RDQ Economic Update

Fears of a double-dip recession in the U.S. appear to be dominating investor sentiment on both sides of the Atlantic. We think these fears are overblown.

Consumer spending growth has been steadily firming and wage and salary incomes have accelerated recently. We think the focus on anemic payroll creation rather than the solidly growing hours worked data is misplaced.      

Another indicator to receive significant attention is the drop in the ECRI weekly leading index. However, it appears this decline has been largely driven by the drop in equity prices.

We have underscored the importance of manufacturing to the dynamics of the recovery and the latest data suggest that manufacturing growth was robust in June.

We think the role of government ‘stimulus’ has been significantly overstated and that an emphasis on curbing spending does not threaten global growth. We are far more concerned about the scheduled tax hikes in 2011 and the negative impact they will have on incentives—unless a political backlash in the November midterm elections forces a rethink in Congress.

The declines in equity prices and long-term Treasury yields in the second quarter have run counter to our investment themes for this year.
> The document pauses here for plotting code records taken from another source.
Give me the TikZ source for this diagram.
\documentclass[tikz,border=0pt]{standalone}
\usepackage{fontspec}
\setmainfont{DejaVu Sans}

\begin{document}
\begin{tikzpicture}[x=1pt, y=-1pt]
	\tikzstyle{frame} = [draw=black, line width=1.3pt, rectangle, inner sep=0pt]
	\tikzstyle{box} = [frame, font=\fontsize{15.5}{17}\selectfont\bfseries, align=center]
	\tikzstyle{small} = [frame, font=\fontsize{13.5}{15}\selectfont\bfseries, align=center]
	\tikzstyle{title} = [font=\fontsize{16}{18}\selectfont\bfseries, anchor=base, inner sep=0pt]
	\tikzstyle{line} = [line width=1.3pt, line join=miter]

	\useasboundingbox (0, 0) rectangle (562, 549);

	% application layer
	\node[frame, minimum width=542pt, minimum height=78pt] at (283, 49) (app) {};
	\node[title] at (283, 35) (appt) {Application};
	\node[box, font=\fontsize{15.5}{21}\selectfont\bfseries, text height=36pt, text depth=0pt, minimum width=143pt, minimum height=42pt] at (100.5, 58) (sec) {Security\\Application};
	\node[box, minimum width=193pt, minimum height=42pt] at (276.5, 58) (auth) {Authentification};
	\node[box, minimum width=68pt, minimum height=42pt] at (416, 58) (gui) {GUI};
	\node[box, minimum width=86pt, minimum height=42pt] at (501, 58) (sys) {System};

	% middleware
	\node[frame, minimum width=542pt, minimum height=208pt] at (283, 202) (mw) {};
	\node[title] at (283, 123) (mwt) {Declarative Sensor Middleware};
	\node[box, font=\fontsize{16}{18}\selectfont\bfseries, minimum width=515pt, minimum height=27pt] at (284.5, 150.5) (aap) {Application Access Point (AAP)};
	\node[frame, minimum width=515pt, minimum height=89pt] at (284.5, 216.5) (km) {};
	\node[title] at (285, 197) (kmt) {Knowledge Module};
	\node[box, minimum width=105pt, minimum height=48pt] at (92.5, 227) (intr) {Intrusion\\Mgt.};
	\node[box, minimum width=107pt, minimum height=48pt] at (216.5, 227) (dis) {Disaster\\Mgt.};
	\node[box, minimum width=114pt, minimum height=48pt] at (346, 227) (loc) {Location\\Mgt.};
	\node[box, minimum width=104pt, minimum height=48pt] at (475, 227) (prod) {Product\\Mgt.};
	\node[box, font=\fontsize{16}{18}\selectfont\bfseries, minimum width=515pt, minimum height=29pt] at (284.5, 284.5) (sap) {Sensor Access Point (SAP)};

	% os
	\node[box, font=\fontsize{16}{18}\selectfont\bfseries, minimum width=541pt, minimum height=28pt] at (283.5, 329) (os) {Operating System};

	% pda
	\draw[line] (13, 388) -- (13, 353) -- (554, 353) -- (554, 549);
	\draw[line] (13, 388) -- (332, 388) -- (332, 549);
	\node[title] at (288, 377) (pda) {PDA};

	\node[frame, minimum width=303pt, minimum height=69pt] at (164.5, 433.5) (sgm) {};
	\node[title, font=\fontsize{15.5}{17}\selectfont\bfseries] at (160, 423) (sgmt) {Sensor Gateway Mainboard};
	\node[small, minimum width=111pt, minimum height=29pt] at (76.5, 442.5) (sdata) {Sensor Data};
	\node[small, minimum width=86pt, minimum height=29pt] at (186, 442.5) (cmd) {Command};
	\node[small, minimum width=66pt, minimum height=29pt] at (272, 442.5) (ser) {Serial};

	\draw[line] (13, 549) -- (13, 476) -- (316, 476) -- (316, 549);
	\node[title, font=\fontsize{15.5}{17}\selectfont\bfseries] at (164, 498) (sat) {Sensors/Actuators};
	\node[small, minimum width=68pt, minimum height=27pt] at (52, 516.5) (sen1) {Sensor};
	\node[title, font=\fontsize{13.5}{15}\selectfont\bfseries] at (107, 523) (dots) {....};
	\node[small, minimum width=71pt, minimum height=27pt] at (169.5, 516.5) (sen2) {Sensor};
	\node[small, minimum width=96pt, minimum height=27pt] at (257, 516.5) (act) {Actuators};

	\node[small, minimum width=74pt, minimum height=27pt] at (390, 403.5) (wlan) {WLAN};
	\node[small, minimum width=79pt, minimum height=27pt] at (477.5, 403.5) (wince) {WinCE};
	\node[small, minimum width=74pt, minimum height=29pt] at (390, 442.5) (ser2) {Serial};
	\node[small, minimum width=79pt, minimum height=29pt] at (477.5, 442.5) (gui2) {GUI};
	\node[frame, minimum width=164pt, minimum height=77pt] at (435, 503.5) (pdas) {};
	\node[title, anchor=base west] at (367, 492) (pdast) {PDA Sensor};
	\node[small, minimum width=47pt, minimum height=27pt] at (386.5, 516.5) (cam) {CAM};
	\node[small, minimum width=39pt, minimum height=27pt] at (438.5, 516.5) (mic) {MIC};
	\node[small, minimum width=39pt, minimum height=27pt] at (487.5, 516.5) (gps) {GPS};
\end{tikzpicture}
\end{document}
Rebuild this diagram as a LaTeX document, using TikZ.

We think these moves are due to a rise in risk premiums because of uncertainties about Europe. It may take a few months, but we expect the growth data will eventually lead to a second-half rally in equities and a rise in yields.

One theme that has continued to work is the growing investor distrust in fiat money. We expect gold prices will rally further in the second half of the year as central banks keep the monetary throttle wide open.